# WORK REQUIRED
Using the listing below, output only the lines from the one that contains "Reproduce this chart with matplotlib." through the one that contains "colors = ['#4F81BD', '#77933C', '#C0C0C0']", inclusive, exactly as given and without images.

# DATA IN THIS EXERCISE
----------

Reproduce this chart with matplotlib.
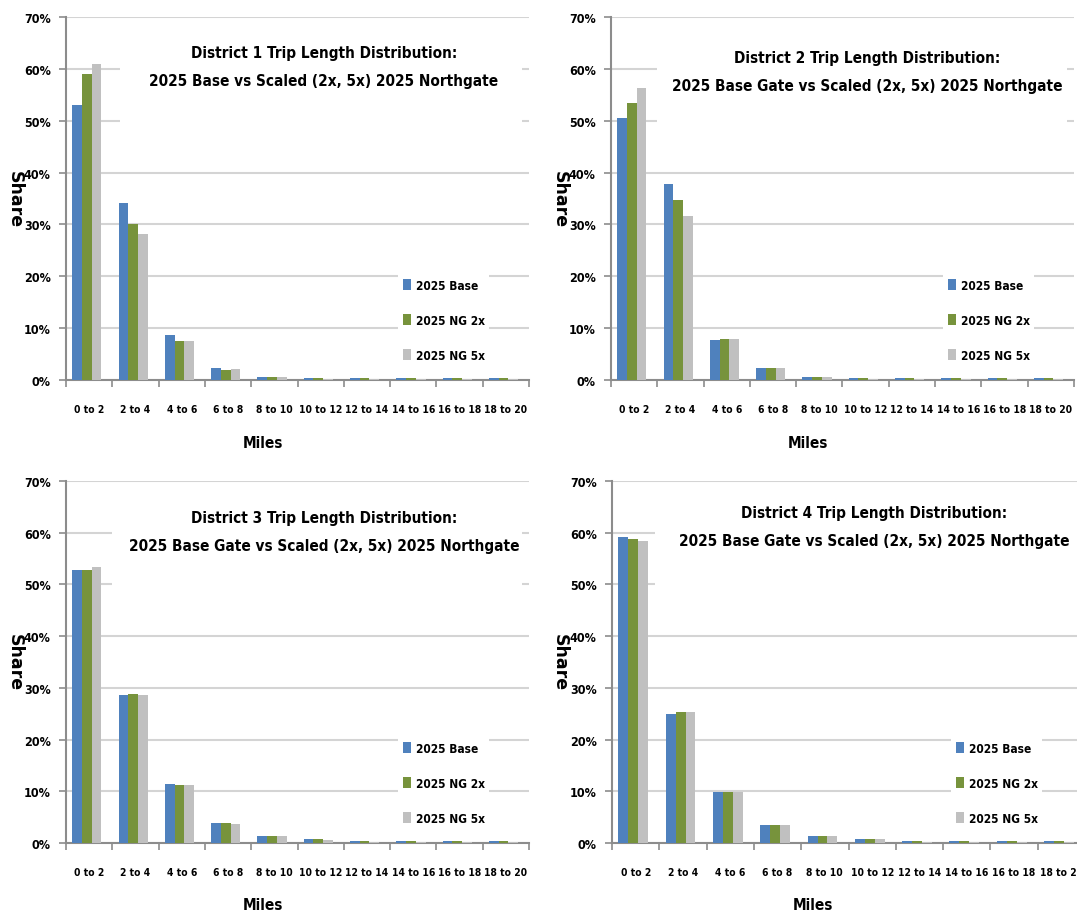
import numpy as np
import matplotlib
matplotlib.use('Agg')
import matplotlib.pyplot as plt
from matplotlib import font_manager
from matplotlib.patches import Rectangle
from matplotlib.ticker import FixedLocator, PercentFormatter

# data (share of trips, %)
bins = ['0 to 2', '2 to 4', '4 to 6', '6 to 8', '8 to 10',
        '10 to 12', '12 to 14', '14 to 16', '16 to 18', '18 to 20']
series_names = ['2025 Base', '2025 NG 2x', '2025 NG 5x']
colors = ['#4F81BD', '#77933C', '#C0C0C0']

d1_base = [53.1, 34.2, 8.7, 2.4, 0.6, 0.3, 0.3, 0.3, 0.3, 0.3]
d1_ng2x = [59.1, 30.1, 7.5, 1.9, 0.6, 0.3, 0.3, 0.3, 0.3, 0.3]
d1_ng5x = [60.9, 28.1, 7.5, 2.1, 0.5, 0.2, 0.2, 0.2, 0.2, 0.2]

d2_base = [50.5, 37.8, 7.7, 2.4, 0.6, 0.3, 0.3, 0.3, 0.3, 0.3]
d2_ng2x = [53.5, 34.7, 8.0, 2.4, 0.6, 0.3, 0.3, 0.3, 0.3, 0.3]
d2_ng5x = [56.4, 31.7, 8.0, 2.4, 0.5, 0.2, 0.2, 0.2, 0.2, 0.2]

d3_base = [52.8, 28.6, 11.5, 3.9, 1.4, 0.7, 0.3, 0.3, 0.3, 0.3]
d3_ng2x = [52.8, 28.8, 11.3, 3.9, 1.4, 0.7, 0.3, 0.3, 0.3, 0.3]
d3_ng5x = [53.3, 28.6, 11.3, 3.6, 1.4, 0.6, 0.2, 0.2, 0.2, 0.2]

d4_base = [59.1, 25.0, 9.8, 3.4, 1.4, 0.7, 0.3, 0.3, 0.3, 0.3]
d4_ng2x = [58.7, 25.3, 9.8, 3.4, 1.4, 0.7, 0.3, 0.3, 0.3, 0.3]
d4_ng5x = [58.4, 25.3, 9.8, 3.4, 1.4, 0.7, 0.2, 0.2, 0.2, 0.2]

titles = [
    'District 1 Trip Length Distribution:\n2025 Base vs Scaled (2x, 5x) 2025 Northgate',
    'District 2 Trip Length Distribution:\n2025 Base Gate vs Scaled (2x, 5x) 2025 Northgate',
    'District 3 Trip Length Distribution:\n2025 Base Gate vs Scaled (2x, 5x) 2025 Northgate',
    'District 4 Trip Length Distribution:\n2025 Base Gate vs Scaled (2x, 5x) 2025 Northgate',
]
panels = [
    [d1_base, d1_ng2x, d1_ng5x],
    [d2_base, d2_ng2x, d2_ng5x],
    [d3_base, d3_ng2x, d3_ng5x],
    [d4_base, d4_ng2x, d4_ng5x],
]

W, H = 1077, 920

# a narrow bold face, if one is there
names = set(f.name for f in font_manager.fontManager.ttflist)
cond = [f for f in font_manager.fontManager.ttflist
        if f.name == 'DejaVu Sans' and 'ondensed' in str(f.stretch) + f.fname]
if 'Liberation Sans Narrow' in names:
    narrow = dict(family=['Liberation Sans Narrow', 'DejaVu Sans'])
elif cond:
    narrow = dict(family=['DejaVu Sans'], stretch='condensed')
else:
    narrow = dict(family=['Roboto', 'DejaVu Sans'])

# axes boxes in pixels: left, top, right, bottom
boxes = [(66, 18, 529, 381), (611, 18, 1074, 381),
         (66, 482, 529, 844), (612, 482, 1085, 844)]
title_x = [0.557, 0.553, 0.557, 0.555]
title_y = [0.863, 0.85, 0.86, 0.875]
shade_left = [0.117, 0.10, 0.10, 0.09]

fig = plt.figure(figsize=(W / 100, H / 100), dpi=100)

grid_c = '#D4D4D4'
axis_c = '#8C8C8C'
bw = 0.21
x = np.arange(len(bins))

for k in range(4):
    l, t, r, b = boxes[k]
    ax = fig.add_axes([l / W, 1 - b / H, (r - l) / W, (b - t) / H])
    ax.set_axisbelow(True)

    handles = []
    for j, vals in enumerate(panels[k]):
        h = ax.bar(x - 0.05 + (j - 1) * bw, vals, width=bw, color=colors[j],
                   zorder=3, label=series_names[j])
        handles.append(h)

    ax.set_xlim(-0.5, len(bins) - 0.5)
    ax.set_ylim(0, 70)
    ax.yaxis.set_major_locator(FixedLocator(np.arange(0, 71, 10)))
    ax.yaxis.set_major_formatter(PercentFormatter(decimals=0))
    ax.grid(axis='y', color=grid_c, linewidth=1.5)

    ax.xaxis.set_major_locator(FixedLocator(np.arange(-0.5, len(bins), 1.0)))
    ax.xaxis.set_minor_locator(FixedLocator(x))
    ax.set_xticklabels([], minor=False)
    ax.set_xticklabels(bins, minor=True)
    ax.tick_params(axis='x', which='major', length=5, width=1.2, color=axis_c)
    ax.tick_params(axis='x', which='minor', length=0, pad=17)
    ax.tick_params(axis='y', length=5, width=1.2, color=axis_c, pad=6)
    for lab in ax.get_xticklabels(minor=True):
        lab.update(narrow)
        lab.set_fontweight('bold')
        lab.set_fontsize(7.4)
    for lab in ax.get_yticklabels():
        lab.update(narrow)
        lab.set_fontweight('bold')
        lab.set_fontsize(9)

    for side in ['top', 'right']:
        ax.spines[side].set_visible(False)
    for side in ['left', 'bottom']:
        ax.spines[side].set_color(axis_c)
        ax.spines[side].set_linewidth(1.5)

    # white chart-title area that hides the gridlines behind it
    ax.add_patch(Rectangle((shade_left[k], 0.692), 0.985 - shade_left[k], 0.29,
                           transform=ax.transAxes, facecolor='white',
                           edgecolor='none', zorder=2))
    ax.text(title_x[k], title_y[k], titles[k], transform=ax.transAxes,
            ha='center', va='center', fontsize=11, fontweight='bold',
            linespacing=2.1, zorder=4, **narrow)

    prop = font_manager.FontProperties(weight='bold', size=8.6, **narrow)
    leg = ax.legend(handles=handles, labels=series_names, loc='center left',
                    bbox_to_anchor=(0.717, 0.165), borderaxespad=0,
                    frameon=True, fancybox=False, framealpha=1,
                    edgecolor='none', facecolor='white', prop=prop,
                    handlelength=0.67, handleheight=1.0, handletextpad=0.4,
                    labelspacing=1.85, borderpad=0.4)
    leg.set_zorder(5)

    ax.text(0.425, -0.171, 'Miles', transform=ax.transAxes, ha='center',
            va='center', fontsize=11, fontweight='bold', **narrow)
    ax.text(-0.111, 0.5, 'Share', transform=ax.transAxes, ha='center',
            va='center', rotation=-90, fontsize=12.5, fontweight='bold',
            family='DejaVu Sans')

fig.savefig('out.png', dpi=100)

----------

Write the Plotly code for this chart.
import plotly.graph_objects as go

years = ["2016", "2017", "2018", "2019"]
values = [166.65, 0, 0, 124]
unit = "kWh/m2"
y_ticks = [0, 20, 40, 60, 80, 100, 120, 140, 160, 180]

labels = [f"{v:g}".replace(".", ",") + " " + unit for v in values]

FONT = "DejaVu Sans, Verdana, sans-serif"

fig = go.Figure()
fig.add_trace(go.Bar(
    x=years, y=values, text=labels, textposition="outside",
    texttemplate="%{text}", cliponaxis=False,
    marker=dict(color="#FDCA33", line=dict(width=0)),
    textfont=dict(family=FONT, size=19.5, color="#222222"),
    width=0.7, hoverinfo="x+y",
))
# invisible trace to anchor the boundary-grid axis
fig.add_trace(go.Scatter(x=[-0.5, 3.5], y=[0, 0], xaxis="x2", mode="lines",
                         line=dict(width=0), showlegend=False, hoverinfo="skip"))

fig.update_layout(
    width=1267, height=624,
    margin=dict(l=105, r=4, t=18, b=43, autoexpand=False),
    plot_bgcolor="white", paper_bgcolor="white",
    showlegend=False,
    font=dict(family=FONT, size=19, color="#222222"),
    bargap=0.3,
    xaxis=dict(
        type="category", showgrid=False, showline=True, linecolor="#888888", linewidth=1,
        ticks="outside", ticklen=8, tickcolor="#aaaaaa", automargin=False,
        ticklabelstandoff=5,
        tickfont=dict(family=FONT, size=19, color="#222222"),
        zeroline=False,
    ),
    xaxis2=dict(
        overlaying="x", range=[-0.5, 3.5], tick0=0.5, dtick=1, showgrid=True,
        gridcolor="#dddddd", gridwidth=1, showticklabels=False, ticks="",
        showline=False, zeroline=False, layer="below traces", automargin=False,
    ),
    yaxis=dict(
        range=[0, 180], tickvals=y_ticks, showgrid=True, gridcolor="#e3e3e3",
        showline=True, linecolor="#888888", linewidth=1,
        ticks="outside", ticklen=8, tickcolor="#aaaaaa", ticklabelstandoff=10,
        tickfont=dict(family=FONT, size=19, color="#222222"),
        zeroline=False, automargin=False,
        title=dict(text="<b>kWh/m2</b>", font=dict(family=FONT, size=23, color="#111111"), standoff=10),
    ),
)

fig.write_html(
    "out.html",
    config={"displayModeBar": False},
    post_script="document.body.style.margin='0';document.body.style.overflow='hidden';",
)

----------

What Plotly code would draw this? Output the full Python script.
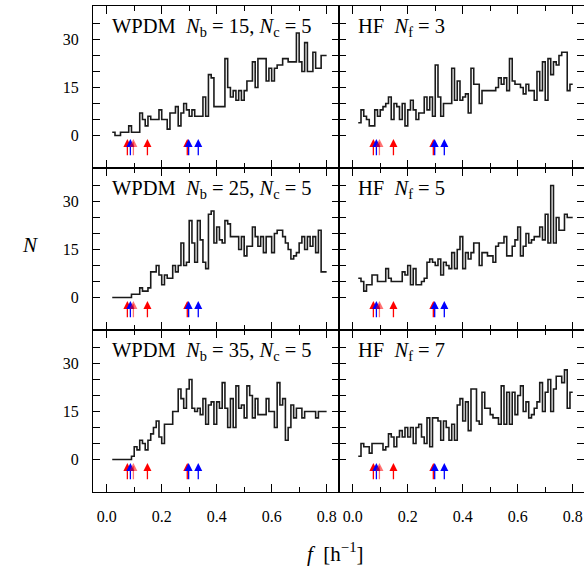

----------

# ANSWER TO THIS EXERCISE
Reproduce this chart with matplotlib.
import numpy as np
import matplotlib
matplotlib.use('Agg')
import matplotlib.pyplot as plt
from matplotlib import font_manager
from matplotlib.patches import Rectangle
from matplotlib.ticker import FixedLocator, PercentFormatter

# data (share of trips, %)
bins = ['0 to 2', '2 to 4', '4 to 6', '6 to 8', '8 to 10',
        '10 to 12', '12 to 14', '14 to 16', '16 to 18', '18 to 20']
series_names = ['2025 Base', '2025 NG 2x', '2025 NG 5x']
colors = ['#4F81BD', '#77933C', '#C0C0C0']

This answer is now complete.